Was möchten Sie den Studierenden und unseren Leserinnen und Lesern noch mitgeben?
Es ist Ihr Studium, nicht meins. Ein Studium ist Luxus. Wir haben es geschafft, Bildung so verfügbar zu machen, dass alle studieren können oder anders gesagt: Man darf studieren! Zugegeben, ich habe das selbst als Student nicht immer so wahrgenommen, komischerweise. Aber, dass die Gesellschaft sich das leistet, finde ich immer wieder faszinierend. Es ist ein Privileg. Es ist Ihr Studium. Ich wünsche mir, dass Studierende anfangen zu rufen „Es ist mein Studium und wir wollen studieren!“

 

1 Kommentar

  1. therealblogotics
    So, 2. Oktober 2016 / 12:45 Uhr

    Ob jemand einen kommentar zu einem alten Blogeintrag noch liest?
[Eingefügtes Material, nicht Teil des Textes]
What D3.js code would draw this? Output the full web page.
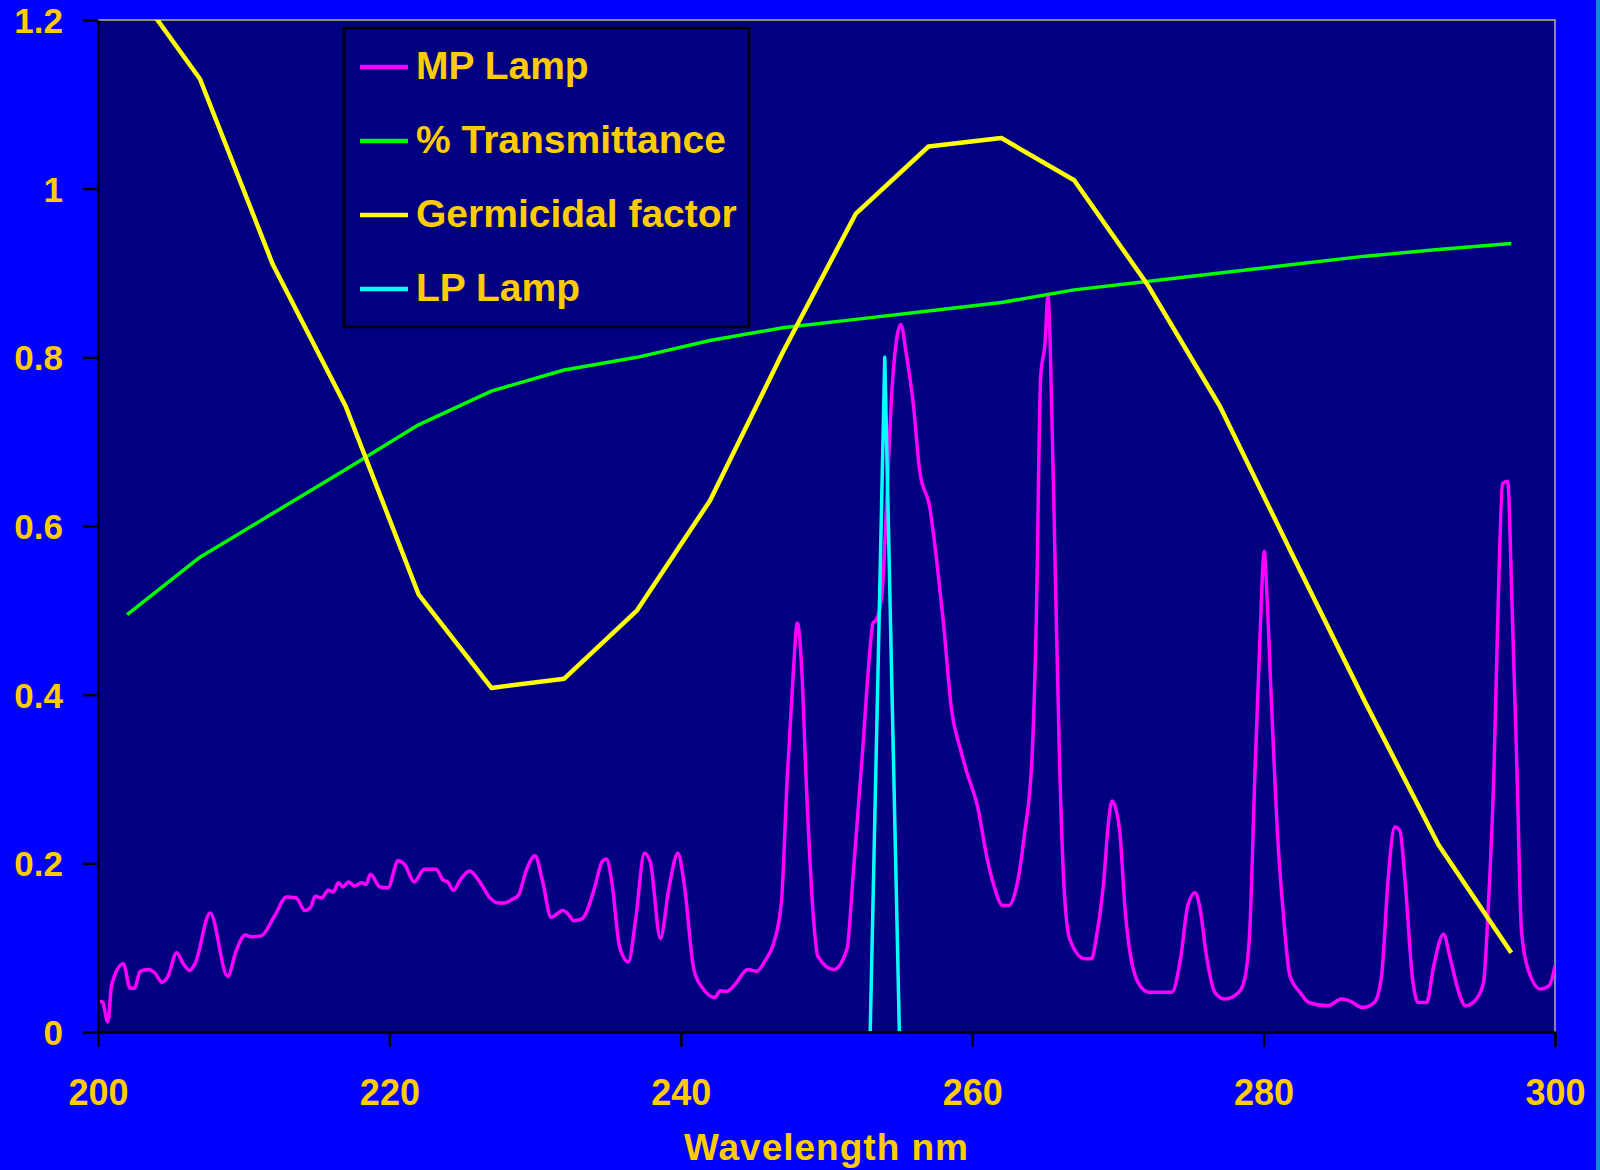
<!DOCTYPE html>
<html>
<head>
<meta charset="utf-8">
<script src="https://cdn.jsdelivr.net/npm/d3@7"></script>
<style>
  html, body { margin: 0; padding: 0; background: #0000ff; }
  svg { display: block; }
  text { font-family: "Liberation Sans", Arial, sans-serif; font-weight: bold; fill: #ffcc00; }
</style>
</head>
<body>
<div id="chart"></div>
<script>
// MP Lamp spectrum (wavelength nm, relative output)
const mpWavelength = [
  200.0, 200.3, 200.67, 200.94, 201.74, 202.2, 202.5, 202.9, 203.45, 203.9, 204.4, 204.8, 205.4, 205.85,
  206.3, 206.66, 207.7, 208.9, 209.5, 210.1, 210.5, 211.2, 212.1, 212.95, 213.6, 214.2, 214.6, 214.9,
  215.35, 215.8, 216.15, 216.5, 216.8, 217.2, 217.6, 218.1, 218.4, 218.7, 219.35, 219.9, 220.6, 221.07,
  221.7, 222.4, 223.2, 223.7, 224.0, 224.4, 224.85, 225.5, 226.2, 226.9, 227.5, 227.9, 228.4, 228.85,
  229.4, 230.0, 230.5, 231.1, 231.9, 232.4, 232.6, 233.2, 233.5, 234.1, 234.6, 234.9, 235.25, 235.8,
  236.4, 236.9, 237.5, 237.9, 238.6, 239.2, 239.8, 240.2, 240.9, 241.5, 242.35, 242.7, 243.15, 243.7,
  244.6, 245.2, 245.8, 246.35, 246.9, 247.3, 247.7, 248.0, 248.3, 248.6, 249.1, 249.4, 250.5, 251.4,
  251.85, 252.5, 252.9, 253.2, 253.4, 253.8, 254.1, 254.5, 255.1, 255.5, 255.95, 256.4, 257.1, 257.55,
  258.0, 258.6, 259.2, 259.6, 260.4, 261.0, 261.45, 262.1, 262.5, 263.05, 263.6, 264.1, 264.4, 264.7,
  265.0, 265.2, 265.35, 265.7, 266.0, 266.3, 266.7, 267.7, 268.2, 268.5, 269.0, 269.35, 269.6, 270.1,
  270.5, 270.9, 271.6, 272.2, 273.7, 274.3, 274.8, 275.3, 275.6, 276.1, 276.65, 277.35, 278.3, 278.7,
  279.05, 279.4, 279.75, 280.05, 280.2, 280.55, 281.0, 281.35, 281.8, 282.5, 283.1, 284.4, 285.35, 285.9,
  286.8, 287.6, 288.1, 288.55, 289.0, 289.35, 289.7, 290.2, 290.6, 291.2, 291.65, 292.35, 292.8, 293.4,
  293.85, 294.6, 295.1, 295.4, 295.8, 296.1, 296.4, 296.75, 297.05, 297.4, 297.7, 298.3, 299.0, 299.6,
  300.0
];
const mpValue = [
  0.036, 0.036, 0.012, 0.056, 0.081, 0.052, 0.052, 0.072, 0.074, 0.070, 0.059, 0.066, 0.094, 0.081,
  0.073, 0.081, 0.141, 0.066, 0.097, 0.115, 0.113, 0.114, 0.137, 0.160, 0.159, 0.144, 0.148, 0.161,
  0.159, 0.168, 0.166, 0.177, 0.172, 0.178, 0.173, 0.177, 0.175, 0.187, 0.172, 0.171, 0.203, 0.198,
  0.178, 0.193, 0.193, 0.180, 0.178, 0.168, 0.180, 0.191, 0.178, 0.159, 0.153, 0.153, 0.157, 0.162,
  0.192, 0.209, 0.180, 0.136, 0.144, 0.137, 0.132, 0.134, 0.141, 0.172, 0.202, 0.205, 0.180, 0.101,
  0.083, 0.133, 0.212, 0.202, 0.111, 0.172, 0.212, 0.180, 0.074, 0.052, 0.041, 0.049, 0.048, 0.056,
  0.074, 0.072, 0.085, 0.104, 0.153, 0.300, 0.420, 0.485, 0.430, 0.300, 0.137, 0.090, 0.074, 0.098,
  0.191, 0.338, 0.436, 0.485, 0.488, 0.518, 0.616, 0.763, 0.839, 0.801, 0.746, 0.665, 0.621, 0.561,
  0.490, 0.380, 0.335, 0.310, 0.265, 0.208, 0.176, 0.150, 0.150, 0.173, 0.236, 0.323, 0.489, 0.777,
  0.817, 0.872, 0.817, 0.547, 0.317, 0.173, 0.110, 0.087, 0.087, 0.110, 0.173, 0.248, 0.274, 0.242,
  0.144, 0.087, 0.053, 0.047, 0.047, 0.087, 0.150, 0.165, 0.150, 0.088, 0.047, 0.039, 0.047, 0.063,
  0.120, 0.304, 0.468, 0.570, 0.529, 0.386, 0.222, 0.141, 0.067, 0.047, 0.035, 0.031, 0.039, 0.037,
  0.029, 0.035, 0.067, 0.182, 0.243, 0.239, 0.182, 0.067, 0.035, 0.035, 0.076, 0.116, 0.088, 0.047,
  0.031, 0.039, 0.059, 0.141, 0.304, 0.508, 0.650, 0.653, 0.508, 0.304, 0.120, 0.067, 0.051, 0.055,
  0.078
];

// LP Lamp (single line near 254 nm)
const lpWavelength = [253, 254, 255];
const lpValue = [0, 0.8, 0];

// % Transmittance and germicidal factor, sampled every 5 nm
const curveWavelength = [202, 207, 212, 217, 222, 227, 232, 237, 242, 247, 252, 257, 262, 267, 272, 277, 282, 287, 292, 297];
const transValue = [0.495, 0.563, 0.615, 0.667, 0.72, 0.76, 0.785, 0.80, 0.82, 0.835, 0.845, 0.855, 0.865, 0.88, 0.89, 0.90, 0.91, 0.92, 0.928, 0.935];
const germValue = [1.25, 1.13, 0.91, 0.742, 0.519, 0.408, 0.419, 0.50, 0.63, 0.806, 0.97, 1.05, 1.06, 1.01, 0.887, 0.742, 0.565, 0.39, 0.222, 0.094];

const xTicks = [200, 220, 240, 260, 280, 300];
const yTicks = [0, 0.2, 0.4, 0.6, 0.8, 1, 1.2];

const legendNames = ["MP Lamp", "% Transmittance", "Germicidal factor", "LP Lamp"];
const legendColours = ["#ff00ff", "#00ff00", "#ffff00", "#00ffff"];

const width = 1600, height = 1170;
const plot = {left: 98, right: 1555, top: 20, bottom: 1032};

const svg = d3.select("#chart").append("svg")
    .attr("width", width)
    .attr("height", height);

// Outer background and thin strip on the right edge
svg.append("rect").attr("width", width).attr("height", height).attr("fill", "#0000ff");
svg.append("rect").attr("x", 1596).attr("width", 4).attr("height", height).attr("fill", "#1387c9");

const x = d3.scaleLinear().domain([200, 300]).range([plot.left, plot.right]);
const y = d3.scaleLinear().domain([0, 1.2]).range([plot.bottom, plot.top]);

// Plot area
svg.append("rect")
    .attr("x", plot.left).attr("y", plot.top)
    .attr("width", plot.right - plot.left).attr("height", plot.bottom - plot.top)
    .attr("fill", "#000080");

svg.append("defs").append("clipPath").attr("id", "plotClip")
  .append("rect")
    .attr("x", plot.left).attr("y", plot.top)
    .attr("width", plot.right - plot.left).attr("height", plot.bottom - plot.top);

// Gray border on top and right
svg.append("path")
    .attr("d", `M${plot.left},${plot.top}H${plot.right}V${plot.bottom}`)
    .attr("fill", "none")
    .attr("stroke", "#8a8a8a")
    .attr("stroke-width", 2);

// Series (the lamp spectrum is drawn smoothed, the 5 nm curves straight)
const series = [
  {xs: mpWavelength, ys: mpValue, colour: legendColours[0], w: 3.5, curve: d3.curveMonotoneX},
  {xs: curveWavelength, ys: transValue, colour: legendColours[1], w: 3.5, curve: d3.curveLinear},
  {xs: curveWavelength, ys: germValue, colour: legendColours[2], w: 4.5, curve: d3.curveLinear},
  {xs: lpWavelength, ys: lpValue, colour: legendColours[3], w: 3.5, curve: d3.curveLinear}
];

const lines = svg.append("g").attr("clip-path", "url(#plotClip)");
series.forEach(s => {
  const line = d3.line()
      .x(d => x(d[0]))
      .y(d => y(d[1]))
      .curve(s.curve);
  lines.append("path")
      .datum(s.xs.map((v, i) => [v, s.ys[i]]))
      .attr("d", line)
      .attr("fill", "none")
      .attr("stroke", s.colour)
      .attr("stroke-width", s.w)
      .attr("stroke-linejoin", "round");
});

// Axes
const xAxis = svg.append("g")
    .attr("transform", `translate(0,${plot.bottom})`)
    .call(d3.axisBottom(x).tickValues(xTicks).tickSize(15).tickSizeOuter(0).tickFormat(d3.format("d")));
xAxis.selectAll("text")
    .attr("y", 73).attr("dy", 0)
    .style("font-size", "36px");

const yAxis = svg.append("g")
    .attr("transform", `translate(${plot.left},0)`)
    .call(d3.axisLeft(y).tickValues(yTicks).tickSize(15).tickSizeOuter(0).tickFormat(d3.format("~g")));
yAxis.selectAll("text")
    .attr("x", -35).attr("dy", "0.36em")
    .style("font-size", "35px");

[xAxis, yAxis].forEach(a => {
  a.select(".domain").attr("stroke", "#000").attr("stroke-width", 3);
  a.selectAll(".tick line").attr("stroke", "#000").attr("stroke-width", 2.5);
  a.selectAll("text").attr("fill", "#ffcc00");
});

svg.append("text")
    .attr("x", (plot.left + plot.right) / 2)
    .attr("y", 1160)
    .attr("text-anchor", "middle")
    .style("font-size", "37px")
    .style("letter-spacing", "1px")
    .text("Wavelength nm");

// Legend
const leg = {x: 344, y: 28, w: 405, h: 299, row0: 67, dy: 74};
svg.append("rect")
    .attr("x", leg.x).attr("y", leg.y)
    .attr("width", leg.w).attr("height", leg.h)
    .attr("fill", "#000080")
    .attr("stroke", "#000")
    .attr("stroke-width", 2.5);

const legItems = svg.append("g")
  .selectAll("g")
  .data(legendNames)
  .join("g")
    .attr("transform", (_, i) => `translate(0,${leg.row0 + i * leg.dy})`);

legItems.append("line")
    .attr("x1", 360).attr("x2", 408)
    .attr("stroke", (_, i) => legendColours[i])
    .attr("stroke-width", 4.5);

legItems.append("text")
    .attr("x", 416)
    .attr("y", 12)
    .style("font-size", "39px")
    .text(d => d);
</script>
</body>
</html>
Wohl eher nicht! Also kurzhalten ist angesagt:
    Erstens: Ein Preis für Lehre ist natürlich nett; er ändert aber natürlich nichts daran, dass es für eine wissenschaftliche Karriere weiterhin völlig unerheblich ist, ob ein, eine angehende ProfessorIn gute Lehre macht oder nicht. Um gute Lehre wirklich zu fördern müsste sie auch bei der Stellenvergabe beachtet werden, den Instituten genügend zeitliche und monetäre Ressourcen für die Überarbeitung von Curricula gegeben etc. Vl. müsste man sogar das Diktum der Einheit von Forschung und Lehre fallen lassen und endlich ordentliche Stellen für gute Lehrende einrichten. Kurz: Ein Preis ehrt gute Lehre, dabei sollte aber nicht vergessen werden, dass gute Lehre auch anders gefördert oder eingefordert werden kann, und vermutlich auch sollte.
    Zweitens: Studieren als Luxus wär natürlich auch nett, entspricht wohl aber nicht ganz der Realität der meisten Studierenden: Vom Studium erhofft man sich wohl doch auch ein künftiges Einkommen mit einer sinnvoll erscheinenden Tätigkeit. Und der Weg bis zum Studiumsabschluss ist doch nicht nur Zuckerschlecken, sondern auch recht harte Arbeit. Priviligiert würde ich mich halt doch eher auf der Yacht beim Cocktailschlürfen fühlen. Die Schweiz investiert ja natürlich auch nicht einfach in Gönnerlaune in ihren universitären Nachwuchs. Vielmehr muss auch die Schweiz ihre Chancen im internationalen Wettbewerb sicherstellen und ist auf einen gut aufgestellten Nachwuchs angewiesen. Kurz: Nein, studieren in der Wissensökonomie ist nicht nur Luxus, sondern auch harte Arbeit, nicht nur Privileg sonder auch Zwang.